What is the meaning of mise en place?
Part of our Ultimate Guide to Recipe Writing. Click to see more answers to your questions.
The preparation and laying out of all the ingredients is known by the French culinary term mise en place or “setting in place.”
A mise en place can mean extra dishes – little bowls, pitchers, and cups – to wash, though sheets of waxed paper can also be used to hold mounds of ingredients. But having ingredients arranged before cooking begins is practical and usually worth the effort, ensuring that each ingredient – already measured – is at hand exactly when needed. And whether or not the home cook chooses to prepare a mise en place, preparation times of recipes are calculated with the assumption that the ingredients will be ready as described on the ingredients list. Therefore, the timing will vary according to whether, for example, bell peppers on a list of ingredients are 2 red bell peppers or 2 red bell peppers, cored and cut into 1/4-inch dice.

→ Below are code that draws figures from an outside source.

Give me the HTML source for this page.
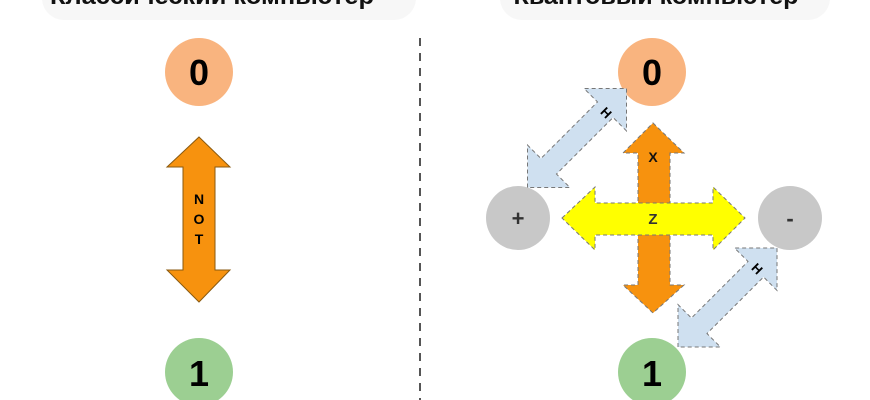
<!DOCTYPE html>
<html><head><meta charset="utf-8"><style>
html,body{margin:0;padding:0;background:#fff;overflow:hidden}
svg{display:block}
text{font-family:"Liberation Sans","DejaVu Sans",sans-serif;font-weight:bold}
</style></head><body>
<svg width="870" height="400" viewBox="0 0 870 400" xmlns="http://www.w3.org/2000/svg">
<rect x="42" y="-30" width="374" height="50" rx="22" fill="#f7f7f7"/>
<rect x="500" y="-30" width="330" height="50" rx="22" fill="#f7f7f7"/>
<text x="212" y="4" font-size="24" text-anchor="middle" fill="#111" textLength="324" lengthAdjust="spacingAndGlyphs">Классический компьютер</text>
<text x="656" y="4" font-size="24" text-anchor="middle" fill="#111" textLength="285" lengthAdjust="spacingAndGlyphs">Квантовый компьютер</text>
<line x1="420" y1="38" x2="420" y2="400" stroke="#555" stroke-width="2" stroke-dasharray="8,7"/>
<!-- left -->
<circle cx="199" cy="72" r="34" fill="#f9b47f"/>
<text x="199" y="85" font-size="36" text-anchor="middle">0</text>
<polygon points="199,137 230,167 215,167 215,270 230,270 199,302 167,270 183,270 183,167 167,167" fill="#f7920e" stroke="#8a5a10" stroke-width="1"/>
<text x="199" y="204" font-size="14" text-anchor="middle">N</text>
<text x="199" y="224" font-size="14" text-anchor="middle">O</text>
<text x="199" y="244" font-size="14" text-anchor="middle">T</text>
<circle cx="199" cy="372" r="34" fill="#9ccf92"/>
<text x="199" y="386" font-size="36" text-anchor="middle">1</text>
<!-- right -->
<circle cx="652" cy="72" r="34" fill="#f9b47f"/>
<text x="652" y="85" font-size="36" text-anchor="middle">0</text>
<circle cx="652" cy="372" r="34" fill="#9ccf92"/>
<text x="652" y="386" font-size="36" text-anchor="middle">1</text>
<circle cx="518" cy="218" r="32" fill="#c8c8c8"/>
<text x="518" y="226" font-size="22" text-anchor="middle" fill="#333">+</text>
<circle cx="790" cy="218" r="32" fill="#c8c8c8"/>
<text x="790" y="226" font-size="22" text-anchor="middle" fill="#333">-</text>
<g stroke="#777" stroke-width="1" stroke-dasharray="4,3">
<g transform="translate(577,138) rotate(-45)">
<polygon points="-70,0 -40,-30 -40,-11 40,-11 40,-30 70,0 40,30 40,11 -40,11 -40,30" fill="#cfe0f0"/>
</g>
<g transform="translate(727.5,297.5) rotate(-45)">
<polygon points="-70,0 -40,-30 -40,-11 40,-11 40,-30 70,0 40,30 40,11 -40,11 -40,30" fill="#cfe0f0"/>
</g>
<polygon points="653,123 684,153 670,153 670,285 684,285 653,313 623,285 638,285 638,153 623,153" fill="#f7920e"/>
<polygon points="562,218 595,187 595,203 713,203 713,187 745,218 713,250 713,235 595,235 595,250" fill="#ffff00"/>
</g>
<text x="653" y="162" font-size="14" text-anchor="middle" fill="#111">X</text>
<text x="653" y="224" font-size="15" text-anchor="middle" fill="#333" font-weight="normal">Z</text>
<text transform="translate(603,116) rotate(45)" font-size="13" text-anchor="middle">H</text>
<text transform="translate(754,272) rotate(45)" font-size="13" text-anchor="middle">H</text>
</svg>
</body></html>
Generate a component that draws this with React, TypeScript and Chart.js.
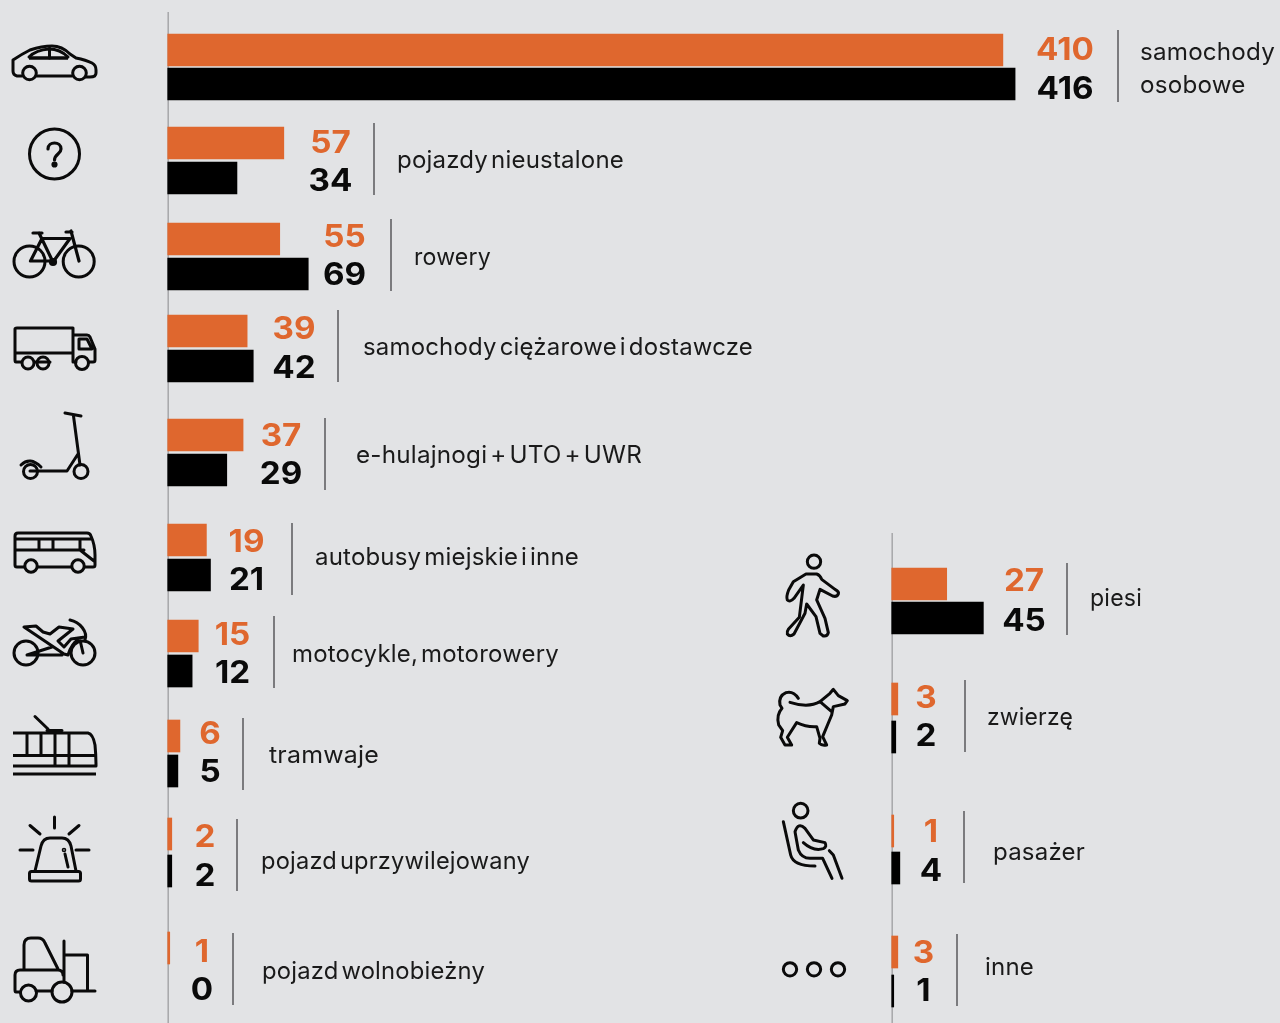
import React, { useEffect, useRef } from "react";
import { Chart, registerables } from "chart.js";

Chart.register(...registerables);

// ---- data ----
const leftCategories = [
  ["samochody", "osobowe"],
  ["pojazdy nieustalone"],
  ["rowery"],
  ["samochody ciężarowe i dostawcze"],
  ["e-hulajnogi + UTO + UWR"],
  ["autobusy miejskie i inne"],
  ["motocykle, motorowery"],
  ["tramwaje"],
  ["pojazd uprzywilejowany"],
  ["pojazd wolnobieżny"],
];
const leftOrange = [410, 57, 55, 39, 37, 19, 15, 6, 2, 1];
const leftBlack = [416, 34, 69, 42, 29, 21, 12, 5, 2, 0];

const rightCategories = [["piesi"], ["zwierzę"], ["pasażer"], ["inne"]];
const rightOrange = [27, 3, 1, 3];
const rightBlack = [45, 2, 4, 1];

// ---- layout (page rows, not data) ----
const W = 1280;
const H = 1023;
const PX_PER_UNIT = 2.037;
const ORANGE = "#DF672E";
const BG = "#E2E3E5";

const leftLayout = {
  axisX: 167.7,
  axisTop: 12,
  orangeRow: [50, 143, 239, 331, 435, 540, 636, 736, 834, 948],
  blackRow: [84, 178, 274, 366, 470, 575, 671, 771, 871, 984],
  valueX: [1065, 330.5, 344.5, 294, 281, 246.5, 232.5, 210, 205, 202],
  orangeTextY: [49, 142, 236, 328, 435, 541, 634, 733, 836, 951],
  blackTextY: [88, 180, 274, 367, 473, 579, 672, 771, 875, 989],
  dividerX: [1118, 374, 391, 338, 325, 292, 274, 243, 237, 233],
  dividerTop: [30, 123, 219, 310, 418, 523, 616, 718, 819, 933],
  labelX: [1140, 397, 414, 363, 356, 315, 292, 269, 261, 262],
  labelY: [68, 160, 257, 347, 455, 557, 654, 755, 861, 971],
  labelWidth: [135, 227, 77, 390, 286, 264, 267, 110, 269, 223],
};
const rightLayout = {
  axisX: 891.7,
  axisTop: 533,
  orangeRow: [584, 699, 831, 952],
  blackRow: [618, 737, 868, 991],
  valueX: [1024, 926, 931, 923.5],
  orangeTextY: [580, 697, 831, 952],
  blackTextY: [620, 735, 870, 990],
  dividerX: [1067, 965, 964, 957],
  dividerTop: [563, 680, 811, 934],
  labelX: [1090, 987, 993, 985],
  labelY: [598, 717, 852, 967],
  labelWidth: [52, 86, 92, 49],
};

function makePanel(
  canvas: HTMLCanvasElement,
  categories: string[][],
  orange: number[],
  black: number[],
  L: typeof leftLayout
) {
  const drawValue = (ctx: CanvasRenderingContext2D, v: number, x: number, y: number, color: string) => {
    ctx.save();
    ctx.translate(x, y);
    ctx.scale(1.07, 1);
    ctx.fillStyle = color;
    ctx.fillText(String(v), 0, 0);
    ctx.restore();
  };

  const decorate = {
    id: "decorate",
    beforeDatasetsDraw(chart: any) {
      const { ctx, scales } = chart;
      const x0 = scales.x.getPixelForValue(0);
      ctx.save();
      ctx.strokeStyle = "#A6A7A9";
      ctx.lineWidth = 1.5;
      ctx.beginPath();
      ctx.moveTo(x0 + 0.5, L.axisTop);
      ctx.lineTo(x0 + 0.5, H);
      ctx.stroke();
      ctx.restore();
    },
    afterDatasetsDraw(chart: any) {
      const { ctx } = chart;
      ctx.save();
      ctx.textBaseline = "middle";
      categories.forEach((lines, i) => {
        ctx.font = '700 31px Inter, "Noto Sans", sans-serif';
        ctx.textAlign = "center";
        (ctx as any).letterSpacing = "0px";
        (ctx as any).wordSpacing = "0px";
        drawValue(ctx, orange[i], L.valueX[i], L.orangeTextY[i] + 1.5, ORANGE);
        drawValue(ctx, black[i], L.valueX[i], L.blackTextY[i] + 1.5, "#0A0A0A");

        ctx.strokeStyle = "#58595B";
        ctx.lineWidth = 1.5;
        ctx.beginPath();
        ctx.moveTo(L.dividerX[i], L.dividerTop[i]);
        ctx.lineTo(L.dividerX[i], L.dividerTop[i] + 72);
        ctx.stroke();

        ctx.font = '400 24px Inter, "Noto Sans", sans-serif';
        ctx.textAlign = "left";
        ctx.fillStyle = "#1A1A1A";
        (ctx as any).letterSpacing = "0.2px";
        (ctx as any).wordSpacing = "-4px";
        const fit = L.labelWidth[i] / ctx.measureText(lines[0]).width;
        lines.forEach((t, k) => {
          const y = L.labelY[i] + 1 + (k - (lines.length - 1) / 2) * 33;
          ctx.save();
          ctx.translate(L.labelX[i], y);
          ctx.scale(fit, 1);
          ctx.fillText(t, 0, 0);
          ctx.restore();
        });
      });
      ctx.restore();
    },
  };

  return new Chart(canvas, {
    type: "bar",
    data: {
      datasets: [
        {
          label: "orange",
          data: orange.map((v, i) => ({ x: v, y: L.orangeRow[i] })),
          backgroundColor: ORANGE,
          barThickness: 32,
          grouped: false,
        },
        {
          label: "black",
          data: black.map((v, i) => ({ x: v === 0 ? null : v, y: L.blackRow[i] })),
          backgroundColor: "#000000",
          barThickness: 32,
          grouped: false,
        },
      ] as any,
    },
    options: {
      indexAxis: "y",
      responsive: false,
      animation: false,
      layout: { padding: 0 },
      plugins: { legend: { display: false }, tooltip: { enabled: false } },
      scales: {
        x: {
          type: "linear",
          display: false,
          min: -L.axisX / PX_PER_UNIT,
          max: (W - L.axisX) / PX_PER_UNIT,
        },
        y: { type: "linear", display: false, offset: false, min: 0, max: H, reverse: true },
      },
    } as any,
    plugins: [decorate],
  });
}

// ---- pictograms ----
const Icons = () => (
  <svg
    width={W}
    height={H}
    viewBox={`0 0 ${W} ${H}`}
    style={{ position: "absolute", left: 0, top: 0, pointerEvents: "none" }}
    fill="none"
    stroke="#0A0A0A"
    strokeWidth={3}
    strokeLinecap="round"
    strokeLinejoin="round"
  >
    {/* car */}
    <path d="M22 76 H17 Q13 75 13 71 V60 Q22 54 30 50 Q42 46 52 46 Q62 46 70 54 L76 58 Q86 60 92 63 Q96 65 96 70 V73 Q96 77 90 77 H86 M72 76 H36" />
    <circle cx="29.5" cy="73" r="6.8" />
    <circle cx="79.5" cy="73" r="6.8" />
    <path d="M29 58 H68" strokeWidth={3.4} strokeLinecap="butt" />
    <path d="M49.5 48 V58 M29 57 Q36 50 49 49 Q60 49 68 57" />
    {/* unknown */}
    <circle cx="54.5" cy="154" r="25" />
    <path d="M48 149 C48 141 61 141 61 149 C61 154 54.5 154 54.5 160" strokeWidth={3.2} />
    <circle cx="54.5" cy="164.5" r="1.6" fill="#0A0A0A" />
    {/* bicycle */}
    <circle cx="29.5" cy="261.5" r="15.5" />
    <circle cx="78.7" cy="261.5" r="15.5" />
    <circle cx="53" cy="262" r="2.6" />
    <path d="M39 233 L53 262 L70 238.5 H42 L30.5 261 H53 M33 233 H42 M71 231 L79 261 M66 232 H72" strokeWidth={3.2} />
    {/* truck */}
    <path d="M21 362 H16 Q15 362 15 360 V329 Q15 328 17 328 H73 V362 H76 M50 362 H35 M15 353 H73 M89 362 H93 Q95 362 95 360 V349 L90 337 Q89 335 87 335 H73 M79 339 H87 L92 349 H79 Z" />
    <circle cx="28" cy="363" r="6" />
    <circle cx="43" cy="363" r="6" />
    <circle cx="82" cy="363" r="6.5" />
    {/* scooter */}
    <path d="M65 413 L81 416 M73.5 416 L80 465 M78 454 L67 471 H38 M21 465 Q30 456 41 467 M30 471 H36" />
    <circle cx="30.5" cy="471.5" r="7" />
    <circle cx="81" cy="471.5" r="7" />
    {/* bus */}
    <path d="M24 567 H17 Q15 567 15 565 V536 Q15 533 18 533 H87 Q90 533 91 536 Q95 545 95 555 V565 Q95 567 93 567 H85 M71 567 H38 M15 539 H90 M15 550 H84 M39 539 V550 M53 539 V550 M80 539 V550 L94 561" />
    <circle cx="31" cy="566" r="6.2" />
    <circle cx="78" cy="566" r="6.2" />
    {/* motorbike */}
    <circle cx="26" cy="653" r="12" />
    <circle cx="83" cy="653" r="12" />
    <path d="M24 627 L36 626 L43 632 L50 634 L59 627 L73 629 L58 641 L64 647 L71 639 L85 637 M70 620 C80 622 88 632 85 640 M24 627 L64 654 L68 655 M62 655 H27 L52 647 M80 640 L83 653 M68 655 C70 648 74 642 79 639" />
    {/* tram */}
    <path d="M13 774 H96" strokeWidth={3.2} strokeLinecap="butt" />
    <path d="M13 733 H88 Q93 734 95 745 Q96 755 96 766 H13 M13 755.5 H96 M27 733 V755.5 M41 733 V755.5 M55 733 V766 M69 733 V766" strokeLinecap="butt" />
    <path d="M35 716.5 L48 729 M47 730.5 H62" />
    {/* siren */}
    <path d="M54.5 817 V828 M30 825.5 L40 834 M79 825.5 L69 834 M20 850 H33 M76 850 H89 M35 871 L41 846 Q43 838 50 838 H62 Q69 838 71 846 L76 871 M65 854 L68 867" />
    <circle cx="64" cy="850" r="0.8" />
    <rect x="29.5" y="871.5" width="51" height="9.5" rx="2" />
    {/* forklift */}
    <path d="M24 969 V945 Q24 938 31 938 H38 Q43 938 45 943 L58 969 M20 992 H16 Q15 992 15 990 V975 Q15 970 20 970 H58 Q63 970 63 975 M36 991 H52 M72 991 H95 M64 941 V982 M64 955 H87.5 V991" />
    <circle cx="28.5" cy="993" r="8" />
    <circle cx="62" cy="992" r="10" />
    {/* pedestrian */}
    <g transform="translate(770 530) scale(0.3333)" strokeWidth={9}>
      <circle cx="132" cy="95" r="20" />
      <path d="M108 132 H140 Q150 135 155 148 L195 178 Q208 184 205 192 Q200 202 188 198 L150 178 L140 210 L165 265 L175 308 Q172 320 160 318 L150 310 L138 260 L110 222 L105 250 L72 312 Q60 322 52 312 Q50 305 55 298 L88 262 L100 165 L72 205 Q60 218 52 210 Q48 200 56 180 L70 155 Z" />
    </g>
    {/* dog */}
    <g transform="translate(770 530) scale(0.3333)" strokeWidth={9}>
      <path d="M85 505 Q70 482 48 488 Q25 498 30 525 L36 535 Q18 555 26 585 L38 602 L32 622 L45 645 H65 L52 622 L80 578 Q110 592 140 590 L150 625 L148 640 Q155 648 170 645 L158 620 L185 555 L190 530 L225 522 L232 512 L205 497 L190 478 L180 490 L150 515 Q115 535 60 517 M150 515 L185 545" />
    </g>
    {/* passenger */}
    <g transform="translate(770 790) scale(0.3333)" strokeWidth={9}>
      <circle cx="92" cy="62" r="22" />
      <path d="M40 95 L62 195 Q70 228 135 228 M75 125 Q85 95 105 115 L130 150 L165 158 Q172 170 160 176 Q130 185 100 158 M75 125 L85 180 Q95 205 120 205 H158 L186 265 M178 182 L190 195 L216 265" />
    </g>
    {/* other */}
    <g transform="translate(770 790) scale(0.3333)" strokeWidth={9}>
      <circle cx="60" cy="538" r="20" />
      <circle cx="132" cy="538" r="20" />
      <circle cx="204" cy="538" r="20" />
    </g>
  </svg>
);

export default function App() {
  const leftRef = useRef<HTMLCanvasElement>(null);
  const rightRef = useRef<HTMLCanvasElement>(null);

  useEffect(() => {
    document.body.style.margin = "0";
    document.body.style.background = BG;
    const a = makePanel(leftRef.current!, leftCategories, leftOrange, leftBlack, leftLayout);
    const b = makePanel(rightRef.current!, rightCategories, rightOrange, rightBlack, rightLayout as any);
    return () => {
      a.destroy();
      b.destroy();
    };
  }, []);

  const cs: React.CSSProperties = { position: "absolute", left: 0, top: 0, width: W, height: H, display: "block" };
  return (
    <div style={{ position: "relative", width: W, height: H, overflow: "hidden", background: BG }}>
      <canvas ref={leftRef} width={W} height={H} style={cs} />
      <canvas ref={rightRef} width={W} height={H} style={cs} />
      <Icons />
    </div>
  );
}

A recipe for chicken salad that calls for a whole raw chicken will be very different from one that asks for “4 cups cooked diced chicken.” If it’s important for the chicken to have been roasted with lemon and tarragon, instructions for the roasting will be part of the recipe. If any cooked chicken can be used (leftovers from a previous meal, or a purchased cooked chicken), instead of taking hours to prepare, the recipe might take minutes.